Gazzeliye hassas insanlar "anam ağladı" diyen çiftçiyi kovalıyor, dağın tepesine hastane açılışına kurdele kesmeye giden sağlık bakanı, buraya nasıl ulaşacağız diyen vatandaşı provakatörlükle itham ediyor. Kendi iç sorunlarımıza kulak tıkayıp başka mağdur uluslara kucak açacağız anlaşılan. Masum insanların öldürülmesine, savaşların olmasına elbette karşıyım. İnsanların en insanca duygularının kişisel menfaatler uğruna kulanılmasına da karşıyım. Gerçekleri görmek için bir on yıl daha bekleyeceğiz yine hep öyle olmadı mı? Olaylar oluyor, piyonlar seyrediyor. On sene sonra adamın biri "aslında böyle böyle böyleydi o gün söyleyememiştim" konulu bir kitap yazıyor. "Ya öyle miymiş" diyoruz.

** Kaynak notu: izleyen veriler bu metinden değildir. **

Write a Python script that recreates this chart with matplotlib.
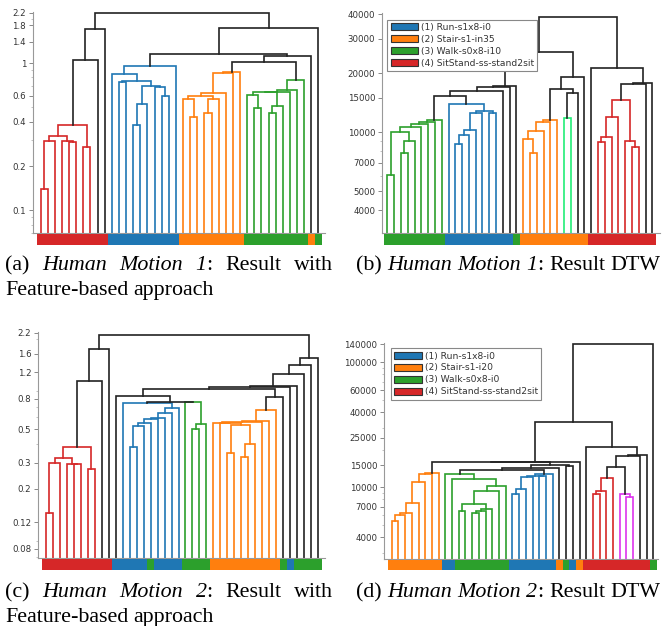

Bir kaç gün önce posta koyarcasına atılmış adımlar ülkemize bir şey getirmeyecek bilakis, örtbas edilip kulak tıkanmış olan konular ileride önümüze bizlerin istemi dışında gündem oluşturacak biçimde açılabilir. Emin olun ki açılacaktır da. Bu adımlar bize yarar sağlamayacak, peki kime yarar sağlayacak, gazzeliye mi, türklere mi, israilliye mi? Hiç birisine değil? Peki kime? Elma dersem cevap ortaya çıkar mı?